Apathy and other myths
“I’m not sure it’s steadily getting worse,” Imbeau says. He cites the wave of optimism around Barack Obama’s election campaign this past year. “I don’t think he’s a saint by any means,” he says, “but the whole organization behind him, the rallies for change for whatever else, the idea of hope…I feel a bit less cynical about where we’re heading.”
Dougherty agrees. “Charisma can’t help but get people excited and involved, so it’ll be really interesting to see what happens when reality sets in,” she says. The question, for her, is really, “How do we keep that [enthusiasm] going when there’s not a charismatic leader? How do we sustain that and keep it going?”

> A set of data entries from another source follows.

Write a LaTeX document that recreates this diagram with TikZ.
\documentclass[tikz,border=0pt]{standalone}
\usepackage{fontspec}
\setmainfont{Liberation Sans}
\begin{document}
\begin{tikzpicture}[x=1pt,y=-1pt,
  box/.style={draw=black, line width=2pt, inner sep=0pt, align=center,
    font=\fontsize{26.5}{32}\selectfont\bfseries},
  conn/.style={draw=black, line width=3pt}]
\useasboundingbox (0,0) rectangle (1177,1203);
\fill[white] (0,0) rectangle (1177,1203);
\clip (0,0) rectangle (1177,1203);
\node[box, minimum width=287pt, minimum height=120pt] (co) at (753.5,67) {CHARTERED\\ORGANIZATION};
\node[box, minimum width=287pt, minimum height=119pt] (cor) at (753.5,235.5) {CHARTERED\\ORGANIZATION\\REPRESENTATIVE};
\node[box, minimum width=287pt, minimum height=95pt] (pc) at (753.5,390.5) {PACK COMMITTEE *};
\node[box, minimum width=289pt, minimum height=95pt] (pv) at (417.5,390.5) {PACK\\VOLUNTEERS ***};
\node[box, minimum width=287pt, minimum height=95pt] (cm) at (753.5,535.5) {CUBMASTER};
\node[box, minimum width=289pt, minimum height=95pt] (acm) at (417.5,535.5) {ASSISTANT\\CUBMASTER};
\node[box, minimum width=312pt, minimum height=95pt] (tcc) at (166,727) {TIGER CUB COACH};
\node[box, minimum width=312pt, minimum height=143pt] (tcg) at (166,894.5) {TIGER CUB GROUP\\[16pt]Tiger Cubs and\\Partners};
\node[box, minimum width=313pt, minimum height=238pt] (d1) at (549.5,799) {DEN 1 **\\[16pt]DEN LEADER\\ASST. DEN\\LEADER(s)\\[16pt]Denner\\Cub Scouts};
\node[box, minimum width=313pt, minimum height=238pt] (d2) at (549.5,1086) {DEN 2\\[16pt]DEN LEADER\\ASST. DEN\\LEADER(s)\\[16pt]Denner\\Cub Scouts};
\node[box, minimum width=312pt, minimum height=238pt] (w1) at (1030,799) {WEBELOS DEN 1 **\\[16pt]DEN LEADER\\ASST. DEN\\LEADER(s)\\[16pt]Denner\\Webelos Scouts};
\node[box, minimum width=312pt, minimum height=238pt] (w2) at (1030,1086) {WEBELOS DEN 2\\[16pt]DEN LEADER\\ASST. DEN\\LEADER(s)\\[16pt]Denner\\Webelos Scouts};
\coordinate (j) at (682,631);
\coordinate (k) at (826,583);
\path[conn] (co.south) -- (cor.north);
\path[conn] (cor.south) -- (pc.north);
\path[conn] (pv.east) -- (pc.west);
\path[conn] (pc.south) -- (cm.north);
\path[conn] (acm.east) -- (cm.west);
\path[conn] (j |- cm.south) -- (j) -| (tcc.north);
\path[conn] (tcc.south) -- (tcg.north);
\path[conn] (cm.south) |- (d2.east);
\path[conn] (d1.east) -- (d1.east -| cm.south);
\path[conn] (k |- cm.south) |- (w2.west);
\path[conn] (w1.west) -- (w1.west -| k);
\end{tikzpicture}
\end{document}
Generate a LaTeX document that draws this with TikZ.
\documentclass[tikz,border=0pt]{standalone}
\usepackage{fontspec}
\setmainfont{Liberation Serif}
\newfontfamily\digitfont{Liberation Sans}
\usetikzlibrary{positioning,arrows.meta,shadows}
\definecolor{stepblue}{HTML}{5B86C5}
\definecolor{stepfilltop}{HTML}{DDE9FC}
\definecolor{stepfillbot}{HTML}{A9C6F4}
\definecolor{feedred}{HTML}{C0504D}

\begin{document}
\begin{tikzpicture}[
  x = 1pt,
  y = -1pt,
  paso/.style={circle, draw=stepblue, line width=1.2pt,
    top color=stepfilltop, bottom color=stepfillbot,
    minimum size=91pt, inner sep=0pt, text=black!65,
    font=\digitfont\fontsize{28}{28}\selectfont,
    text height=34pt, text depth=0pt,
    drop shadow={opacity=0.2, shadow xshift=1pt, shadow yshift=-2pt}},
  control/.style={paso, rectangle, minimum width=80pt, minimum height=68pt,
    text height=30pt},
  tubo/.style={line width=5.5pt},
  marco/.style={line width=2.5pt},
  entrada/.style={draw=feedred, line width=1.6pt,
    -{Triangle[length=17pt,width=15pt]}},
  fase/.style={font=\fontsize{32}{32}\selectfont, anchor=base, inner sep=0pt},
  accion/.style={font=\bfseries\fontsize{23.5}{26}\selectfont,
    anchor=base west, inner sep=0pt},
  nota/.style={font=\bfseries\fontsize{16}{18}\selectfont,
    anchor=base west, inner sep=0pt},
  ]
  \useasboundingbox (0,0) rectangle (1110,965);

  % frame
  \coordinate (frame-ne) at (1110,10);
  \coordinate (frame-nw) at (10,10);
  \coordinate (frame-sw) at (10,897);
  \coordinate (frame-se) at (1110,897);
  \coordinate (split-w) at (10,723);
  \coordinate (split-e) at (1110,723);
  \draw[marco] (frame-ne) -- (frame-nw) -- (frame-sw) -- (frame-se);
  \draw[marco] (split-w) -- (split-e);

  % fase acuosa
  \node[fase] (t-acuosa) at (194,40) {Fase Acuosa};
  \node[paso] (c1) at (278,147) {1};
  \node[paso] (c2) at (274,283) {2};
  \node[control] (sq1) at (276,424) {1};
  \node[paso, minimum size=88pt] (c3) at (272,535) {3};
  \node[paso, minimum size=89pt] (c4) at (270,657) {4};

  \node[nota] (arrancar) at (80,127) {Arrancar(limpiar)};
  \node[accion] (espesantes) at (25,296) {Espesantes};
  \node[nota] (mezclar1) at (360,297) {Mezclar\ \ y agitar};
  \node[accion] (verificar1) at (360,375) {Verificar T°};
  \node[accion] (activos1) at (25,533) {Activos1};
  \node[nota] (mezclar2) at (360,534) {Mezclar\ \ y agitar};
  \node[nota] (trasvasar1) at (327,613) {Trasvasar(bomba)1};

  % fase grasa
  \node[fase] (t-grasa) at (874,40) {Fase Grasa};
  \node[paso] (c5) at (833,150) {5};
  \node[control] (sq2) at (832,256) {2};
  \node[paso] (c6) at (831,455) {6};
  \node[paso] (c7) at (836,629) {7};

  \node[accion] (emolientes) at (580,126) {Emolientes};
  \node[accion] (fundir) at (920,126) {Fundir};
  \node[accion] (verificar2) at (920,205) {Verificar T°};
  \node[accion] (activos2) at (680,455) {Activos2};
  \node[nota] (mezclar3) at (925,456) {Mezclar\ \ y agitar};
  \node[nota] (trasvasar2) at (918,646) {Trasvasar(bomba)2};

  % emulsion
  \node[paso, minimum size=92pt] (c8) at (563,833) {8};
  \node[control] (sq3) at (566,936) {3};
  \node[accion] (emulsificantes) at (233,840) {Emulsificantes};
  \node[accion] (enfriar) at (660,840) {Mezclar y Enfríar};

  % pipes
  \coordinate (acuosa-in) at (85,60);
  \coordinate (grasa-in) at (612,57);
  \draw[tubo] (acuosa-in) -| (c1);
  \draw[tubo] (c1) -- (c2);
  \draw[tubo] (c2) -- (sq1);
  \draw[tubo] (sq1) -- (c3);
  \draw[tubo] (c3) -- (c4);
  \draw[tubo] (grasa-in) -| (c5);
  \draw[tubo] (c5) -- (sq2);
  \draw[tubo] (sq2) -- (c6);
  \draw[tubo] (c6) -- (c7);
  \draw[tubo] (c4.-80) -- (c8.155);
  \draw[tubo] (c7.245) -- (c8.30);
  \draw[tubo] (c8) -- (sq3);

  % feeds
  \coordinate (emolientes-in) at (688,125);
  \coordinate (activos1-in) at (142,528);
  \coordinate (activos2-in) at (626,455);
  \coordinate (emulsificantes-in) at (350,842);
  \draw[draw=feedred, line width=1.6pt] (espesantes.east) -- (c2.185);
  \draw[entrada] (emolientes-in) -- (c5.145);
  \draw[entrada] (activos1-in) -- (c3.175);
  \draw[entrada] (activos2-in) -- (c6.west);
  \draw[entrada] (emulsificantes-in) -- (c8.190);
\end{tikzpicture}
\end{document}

The answer seems to be: by making larger issues relevant to the immediate realities students face.
RYC, for its part, still hasn’t been done away with completely, and some of the organizers are optimistic about trying to give it another push. Hariyanto Darmawan, Post-Graduate Students’ Society representative on QPIRG’s board of directors and an active member of RYC, stresses that gaining a broad base of support is a problem of logistics – not one of chronic apathy among students.
“I think it’s a myth,” he says.
“I think it’s a question of the movement itself being able to become relevant to the day-to-day needs of the students,” Darmawan continues. “To unite all the personal concerns into one mass action. I don’t think it’s apathy. I think it’s a question of the leadership in the movement making it relevant.”